**EXERCISE PROMPT**: Output the first line of the listing and each line after it, up to and including the line that contains "const BIN_WIDTH = 0.0062;", exactly as written, minus the pictures.

**COLLECTED DATA**:
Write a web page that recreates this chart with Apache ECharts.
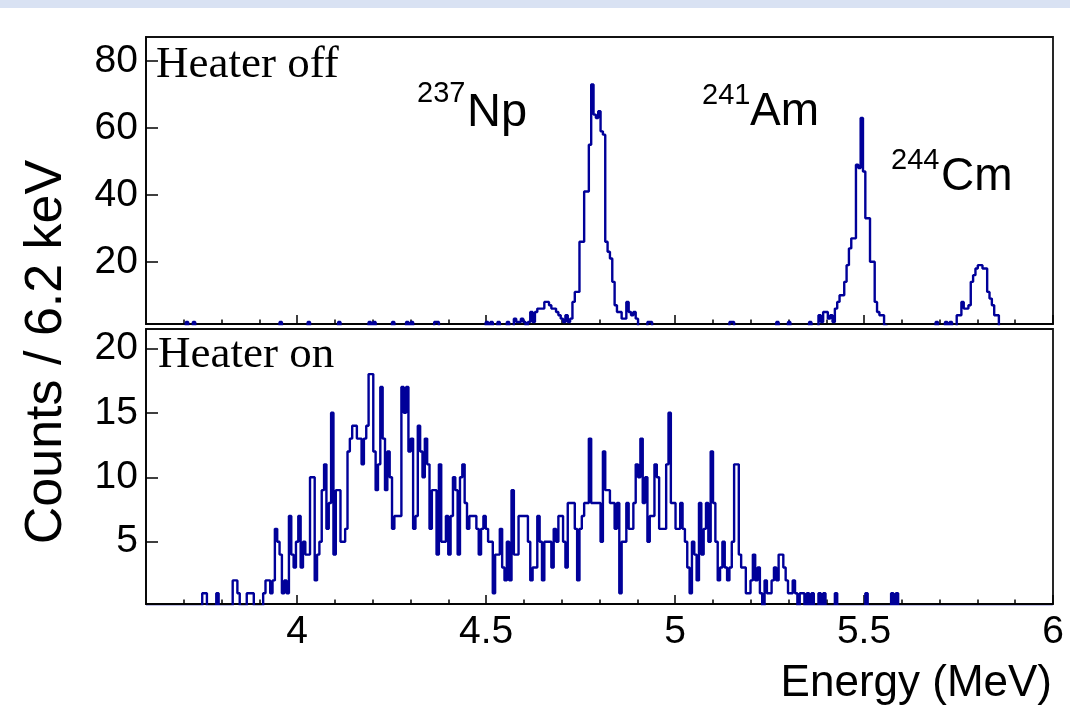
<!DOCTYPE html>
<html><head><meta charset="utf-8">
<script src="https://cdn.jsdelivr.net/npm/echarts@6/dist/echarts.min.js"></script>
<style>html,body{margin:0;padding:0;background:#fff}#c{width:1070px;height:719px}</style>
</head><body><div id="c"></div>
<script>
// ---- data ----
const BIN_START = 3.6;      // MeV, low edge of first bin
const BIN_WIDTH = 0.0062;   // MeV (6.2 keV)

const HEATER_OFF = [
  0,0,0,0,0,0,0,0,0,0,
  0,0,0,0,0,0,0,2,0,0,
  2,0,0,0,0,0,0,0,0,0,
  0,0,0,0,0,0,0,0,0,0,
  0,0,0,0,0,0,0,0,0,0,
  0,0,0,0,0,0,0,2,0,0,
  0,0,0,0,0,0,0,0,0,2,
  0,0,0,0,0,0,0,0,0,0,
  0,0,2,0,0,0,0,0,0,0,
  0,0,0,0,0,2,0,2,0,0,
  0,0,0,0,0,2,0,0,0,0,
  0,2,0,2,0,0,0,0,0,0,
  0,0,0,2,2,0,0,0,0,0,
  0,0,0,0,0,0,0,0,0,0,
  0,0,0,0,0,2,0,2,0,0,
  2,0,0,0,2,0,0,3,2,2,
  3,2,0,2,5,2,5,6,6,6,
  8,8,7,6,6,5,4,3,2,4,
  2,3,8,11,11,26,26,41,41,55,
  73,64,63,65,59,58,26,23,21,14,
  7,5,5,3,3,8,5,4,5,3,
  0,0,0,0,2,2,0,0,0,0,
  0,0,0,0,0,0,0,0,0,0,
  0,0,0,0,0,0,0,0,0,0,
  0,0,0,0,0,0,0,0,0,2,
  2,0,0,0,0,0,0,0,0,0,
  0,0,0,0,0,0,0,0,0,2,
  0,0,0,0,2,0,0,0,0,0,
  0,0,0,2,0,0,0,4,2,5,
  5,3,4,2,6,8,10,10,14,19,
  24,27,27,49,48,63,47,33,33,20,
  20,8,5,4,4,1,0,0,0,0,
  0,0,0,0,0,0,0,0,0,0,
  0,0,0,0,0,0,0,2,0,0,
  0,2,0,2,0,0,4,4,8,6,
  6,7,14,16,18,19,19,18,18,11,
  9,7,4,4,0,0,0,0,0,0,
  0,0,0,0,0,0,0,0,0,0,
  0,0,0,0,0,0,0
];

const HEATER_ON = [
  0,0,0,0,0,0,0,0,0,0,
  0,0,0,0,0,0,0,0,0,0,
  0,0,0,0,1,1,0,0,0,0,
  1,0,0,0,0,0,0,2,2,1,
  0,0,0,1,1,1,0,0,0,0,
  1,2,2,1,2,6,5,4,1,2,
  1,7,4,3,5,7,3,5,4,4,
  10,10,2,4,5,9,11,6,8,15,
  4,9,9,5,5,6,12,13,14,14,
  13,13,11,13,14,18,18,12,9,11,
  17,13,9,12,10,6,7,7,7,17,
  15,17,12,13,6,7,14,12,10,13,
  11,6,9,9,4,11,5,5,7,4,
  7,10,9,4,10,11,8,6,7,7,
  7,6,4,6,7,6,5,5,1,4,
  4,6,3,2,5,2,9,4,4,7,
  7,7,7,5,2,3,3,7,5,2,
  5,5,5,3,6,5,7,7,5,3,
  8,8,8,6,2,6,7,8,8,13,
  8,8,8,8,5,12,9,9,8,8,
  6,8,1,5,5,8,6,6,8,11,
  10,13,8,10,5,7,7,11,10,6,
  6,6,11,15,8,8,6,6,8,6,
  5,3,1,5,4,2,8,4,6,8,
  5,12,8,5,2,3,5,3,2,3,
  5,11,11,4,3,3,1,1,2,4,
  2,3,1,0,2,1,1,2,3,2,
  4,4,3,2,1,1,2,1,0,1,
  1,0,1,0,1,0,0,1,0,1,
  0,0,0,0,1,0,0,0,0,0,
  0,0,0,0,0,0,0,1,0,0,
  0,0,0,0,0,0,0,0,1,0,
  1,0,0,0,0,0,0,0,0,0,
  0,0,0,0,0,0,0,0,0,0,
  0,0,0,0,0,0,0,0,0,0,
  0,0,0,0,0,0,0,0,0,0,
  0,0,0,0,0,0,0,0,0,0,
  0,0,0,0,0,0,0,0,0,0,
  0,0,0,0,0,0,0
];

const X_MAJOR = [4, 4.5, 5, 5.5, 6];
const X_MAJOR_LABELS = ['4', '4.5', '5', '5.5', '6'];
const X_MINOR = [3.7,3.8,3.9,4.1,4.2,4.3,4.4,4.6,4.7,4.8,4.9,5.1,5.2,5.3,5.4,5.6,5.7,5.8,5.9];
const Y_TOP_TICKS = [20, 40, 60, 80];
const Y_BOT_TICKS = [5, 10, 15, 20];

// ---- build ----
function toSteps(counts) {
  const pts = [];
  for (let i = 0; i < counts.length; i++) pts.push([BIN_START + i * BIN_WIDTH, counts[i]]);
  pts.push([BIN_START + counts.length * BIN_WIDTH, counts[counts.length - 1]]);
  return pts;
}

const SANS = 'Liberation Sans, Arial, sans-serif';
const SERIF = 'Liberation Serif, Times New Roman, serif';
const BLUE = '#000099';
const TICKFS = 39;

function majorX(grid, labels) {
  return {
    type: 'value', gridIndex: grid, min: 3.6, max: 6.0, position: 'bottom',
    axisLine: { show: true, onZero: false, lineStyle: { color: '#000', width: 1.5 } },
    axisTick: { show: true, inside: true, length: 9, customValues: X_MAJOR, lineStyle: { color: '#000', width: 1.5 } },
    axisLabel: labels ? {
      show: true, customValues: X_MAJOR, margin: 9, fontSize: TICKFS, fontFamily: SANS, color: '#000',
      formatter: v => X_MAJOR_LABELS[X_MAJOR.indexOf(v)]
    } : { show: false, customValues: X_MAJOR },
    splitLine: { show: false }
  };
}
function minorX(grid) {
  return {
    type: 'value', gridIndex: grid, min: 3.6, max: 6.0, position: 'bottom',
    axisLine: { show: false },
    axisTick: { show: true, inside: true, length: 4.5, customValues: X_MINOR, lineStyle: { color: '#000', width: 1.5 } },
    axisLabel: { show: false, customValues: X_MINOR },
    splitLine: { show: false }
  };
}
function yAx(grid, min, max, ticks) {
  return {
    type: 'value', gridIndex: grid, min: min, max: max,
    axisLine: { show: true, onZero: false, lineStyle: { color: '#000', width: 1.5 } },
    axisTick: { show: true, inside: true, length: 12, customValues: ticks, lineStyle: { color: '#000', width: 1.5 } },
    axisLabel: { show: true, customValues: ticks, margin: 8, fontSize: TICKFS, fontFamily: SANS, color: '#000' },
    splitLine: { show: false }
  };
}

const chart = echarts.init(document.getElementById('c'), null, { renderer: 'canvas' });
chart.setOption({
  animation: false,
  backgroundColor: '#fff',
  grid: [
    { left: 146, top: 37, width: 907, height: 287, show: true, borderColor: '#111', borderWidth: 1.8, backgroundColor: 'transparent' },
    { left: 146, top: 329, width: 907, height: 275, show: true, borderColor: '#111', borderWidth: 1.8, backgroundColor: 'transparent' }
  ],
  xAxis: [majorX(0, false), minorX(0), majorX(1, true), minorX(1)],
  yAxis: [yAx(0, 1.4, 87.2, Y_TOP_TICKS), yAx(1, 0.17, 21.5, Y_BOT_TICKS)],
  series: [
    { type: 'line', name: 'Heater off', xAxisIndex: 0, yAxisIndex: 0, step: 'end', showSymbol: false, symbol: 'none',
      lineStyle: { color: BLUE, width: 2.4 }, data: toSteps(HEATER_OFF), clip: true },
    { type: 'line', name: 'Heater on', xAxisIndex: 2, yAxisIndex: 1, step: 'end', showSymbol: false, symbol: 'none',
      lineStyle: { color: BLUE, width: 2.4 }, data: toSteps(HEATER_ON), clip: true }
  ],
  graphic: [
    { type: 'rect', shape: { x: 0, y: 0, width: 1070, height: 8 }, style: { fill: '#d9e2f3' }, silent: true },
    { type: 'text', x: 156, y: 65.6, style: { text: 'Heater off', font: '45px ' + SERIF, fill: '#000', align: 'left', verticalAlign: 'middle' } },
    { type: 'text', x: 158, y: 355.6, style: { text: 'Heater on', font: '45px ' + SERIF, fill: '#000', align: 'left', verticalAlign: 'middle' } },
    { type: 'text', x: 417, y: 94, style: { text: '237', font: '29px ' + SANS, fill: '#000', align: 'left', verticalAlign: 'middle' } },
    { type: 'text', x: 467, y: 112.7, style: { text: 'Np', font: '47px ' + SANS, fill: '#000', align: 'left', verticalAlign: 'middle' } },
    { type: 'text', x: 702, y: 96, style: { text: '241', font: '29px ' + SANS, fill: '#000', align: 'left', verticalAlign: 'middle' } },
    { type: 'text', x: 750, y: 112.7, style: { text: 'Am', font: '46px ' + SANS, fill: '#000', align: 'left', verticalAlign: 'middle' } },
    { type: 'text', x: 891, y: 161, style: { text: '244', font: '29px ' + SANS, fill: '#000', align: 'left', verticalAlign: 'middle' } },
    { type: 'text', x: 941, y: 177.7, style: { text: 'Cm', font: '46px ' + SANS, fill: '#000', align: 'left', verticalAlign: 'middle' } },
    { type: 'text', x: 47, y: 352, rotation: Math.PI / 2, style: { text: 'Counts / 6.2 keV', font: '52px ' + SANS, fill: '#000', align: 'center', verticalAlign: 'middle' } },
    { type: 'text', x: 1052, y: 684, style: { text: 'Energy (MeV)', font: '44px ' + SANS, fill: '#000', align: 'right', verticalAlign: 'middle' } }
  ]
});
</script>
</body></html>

**WRITTEN ANSWER**:
Write a web page that recreates this chart with Apache ECharts.
<!DOCTYPE html>
<html><head><meta charset="utf-8">
<script src="https://cdn.jsdelivr.net/npm/echarts@6/dist/echarts.min.js"></script>
<style>html,body{margin:0;padding:0;background:#fff}#c{width:1070px;height:719px}</style>
</head><body><div id="c"></div>
<script>
// ---- data ----
const BIN_START = 3.6;      // MeV, low edge of first bin
const BIN_WIDTH = 0.0062;   // MeV (6.2 keV)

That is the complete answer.